Sarkotélé : le retour des bouc-émissaires
Sarkotélé : le retour des bouc-émissaires
© Véronique Bury
La grande distribution stigmatisée… et cajolée
C'était le fonds de commerce du candidat Sarkozy. Le Président a beau
faire, il ne sait pas inventer autre chose. Premier dossier, première
cause repérable de la déception post-présidentielle, le pouvoir
d'achat. Nicolas Sarkozy a potassé les chiffres et ils sont, selon lui,
indiscutables : reprenant l'exemple du porc, qu'il avait déjà mentionné le 26 février 2008
lorsqu'il avait stigmatisé les supermarchés, accusés de vendre de plus
en plus cher les tranches de jambon au moment où les producteurs
voyaient leurs prix de s'effondrer, il montre à nouveau du doigt les
enseignes de la grande distribution.
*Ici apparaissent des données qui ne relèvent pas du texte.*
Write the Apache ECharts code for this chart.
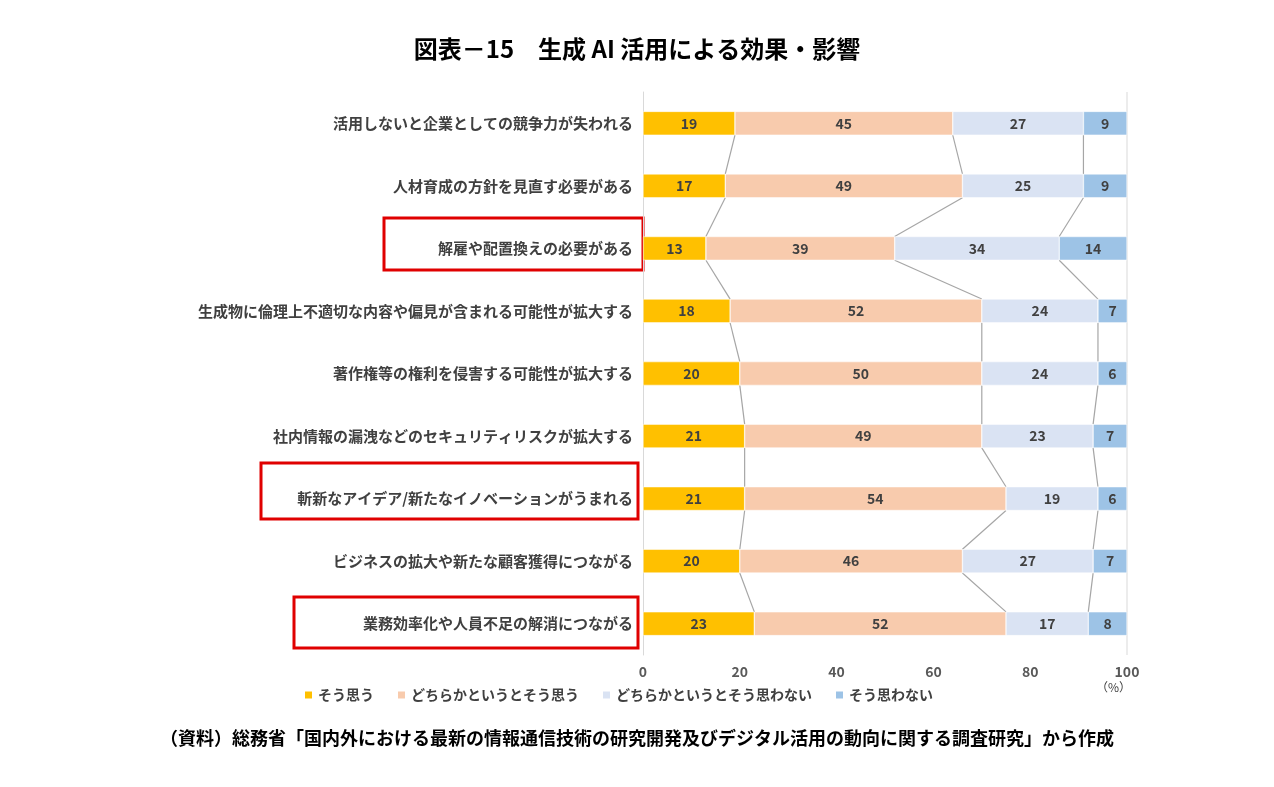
<!DOCTYPE html>
<html><head><meta charset="utf-8">
<script src="https://cdn.jsdelivr.net/npm/echarts@6/dist/echarts.min.js"></script>
<style>html,body{margin:0;padding:0;background:#fff}#c{width:1274px;height:787px}</style>
</head><body><div id="c"></div>
<script>
const categories = ['活用しないと企業としての競争力が失われる','人材育成の方針を見直す必要がある','解雇や配置換えの必要がある','生成物に倫理上不適切な内容や偏見が含まれる可能性が拡大する','著作権等の権利を侵害する可能性が拡大する','社内情報の漏洩などのセキュリティリスクが拡大する','斬新なアイデア/新たなイノベーションがうまれる','ビジネスの拡大や新たな顧客獲得につながる','業務効率化や人員不足の解消につながる'];
const seriesNames = ['そう思う','どちらかというとそう思う','どちらかというとそう思わない','そう思わない'];
const agree = [19,17,13,18,20,21,21,20,23];
const somewhatAgree = [45,49,39,52,50,49,54,46,52];
const somewhatDisagree = [27,25,34,24,24,23,19,27,17];
const disagree = [9,9,14,7,6,7,6,7,8];
const xTicks = [0,20,40,60,80,100];
const colors = ['#FFC000','#F8CBAD','#DAE3F3','#9DC3E6'];
const all = [agree,somewhatAgree,somewhatDisagree,disagree];
const font = '"Noto Sans CJK JP", sans-serif';
const barRatio = 0.38;
const chart = echarts.init(document.getElementById('c'));
const bars = all.map((d,k)=>({
  name: seriesNames[k], type:'bar', stack:'t', data:d, barWidth:(barRatio*100)+'%',
  itemStyle:{color:colors[k], borderColor:'#fff', borderWidth:0.5},
  label:{show:true, color:'#404040', fontWeight:'bold', fontSize:14, fontFamily:font},
  z:3
}));
function cum(i){ let s=0; return [0,1,2].map(k=>{s+=all[k][i]; return Math.min(s,100);}); }
const connector = {
  type:'custom', silent:true, z:2,
  data: categories.slice(0,-1).map((c,i)=>[0,i]),
  encode:{x:0,y:1},
  renderItem:(params, api)=>{
    const i = api.value(1);
    const a = cum(i), b = cum(i+1);
    const h = api.size([0,1])[1]*barRatio/2;
    return {type:'group', children:a.map((v,k)=>{
      const p1 = api.coord([v,i]), p2 = api.coord([b[k],i+1]);
      return {type:'line', shape:{x1:p1[0],y1:p1[1]+h,x2:p2[0],y2:p2[1]-h}, style:{stroke:'#a6a6a6',lineWidth:1.2}};
    })};
  }
};
chart.setOption({
  title:{text:'図表－15　生成 AI 活用による効果・影響', left:'center', top:32, textStyle:{fontSize:24, fontWeight:'bold', color:'#000', fontFamily:font}},
  legend:{data:seriesNames, left:298, top:683, itemWidth:9, itemHeight:9, itemGap:22, icon:'rect', textStyle:{fontSize:14, fontWeight:'bold', color:'#404040', fontFamily:font}},
  grid:{left:643, right:147, top:92, bottom:132},
  xAxis:{type:'value', min:0, max:100, interval:20, axisLabel:{fontSize:14, fontWeight:'bold', color:'#595959', fontFamily:font, margin:10},
    splitLine:{show:false}, axisLine:{show:false}},
  yAxis:{type:'category', data:categories, inverse:true, axisTick:{show:false},
    axisLine:{lineStyle:{color:'#d9d9d9'}}, axisLabel:{fontSize:15, fontWeight:'bold', color:'#404040', fontFamily:font, margin:10}},
  series:[...bars, connector],
  graphic:[
    {type:'line', shape:{x1:1127,y1:92,x2:1127,y2:655}, style:{stroke:'#d9d9d9',lineWidth:1}},
    {type:'text', left:1096, top:681, style:{text:'（%）', fontSize:12, fill:'#404040', fontFamily:font}},
    {type:'text', left:'center', top:729, style:{text:'（資料）総務省「国内外における最新の情報通信技術の研究開発及びデジタル活用の動向に関する調査研究」から作成', fontSize:18, fontWeight:'bold', fill:'#000', fontFamily:font}},
    {type:'rect', shape:{x:384,y:218,width:259,height:52}, style:{fill:'none', stroke:'#e00000', lineWidth:3}},
    {type:'rect', shape:{x:261,y:463,width:377,height:56}, style:{fill:'none', stroke:'#e00000', lineWidth:3}},
    {type:'rect', shape:{x:294,y:597,width:344,height:51}, style:{fill:'none', stroke:'#e00000', lineWidth:3}}
  ]
});
</script></body></html>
La conclusion est plus surprenante
: le Président propose d'abolir les lois Galland et Raffarin. Problème
: les géants de la grande distribution exigent justement la même chose
afin de pouvoir implanter encore plus de magasins sur tout le
territoire…
Les patrons à la fête
Deuxième bouc-émissaire, les entreprises qui refusent d'augmenter les salaires de leurs employés – même quand elles font «des milliards de profits»
- et de garder leurs seniors. Cette fois-ci, Sarkozy menace de
sanctionner : les branches qui refusent de négocier sur les salaires
verront leurs allègements de charges supprimés. Drôle d'idée : si, par
exemple, le textile ne parvient pas à un accord salarial, toutes les
entreprises du secteur seront sanctionnées, même celles qui,
individuellement, se montrent plutôt généreuses d'un point de vue
social. Le projet est soit impraticable, soit injuste. Il y a mieux :
le Président considère qu'un tiers des profits doit aller aux
actionnaires, un tiers aux salariés et un tiers aux investissements.
Formidable ! Mais que propose-t-il pour y parvenir ?
Les chômeurs fainéants
Le Président est revenu sur le projet du gouvernement de sanctionner –
par la suspension de leurs indemnités – les chômeurs qui refusent deux
postes, même un peu moins bien payés ou situés à moins d'une heure de
leur lieu d'habitation. Cette mesure facilitera-t-elle le retour à
l'équilibre des comptes sociaux ? Ce n'est pas la question puisque
Nicolas sarkozy reconnaît que les chômeurs «tricheurs» ou «fainéants»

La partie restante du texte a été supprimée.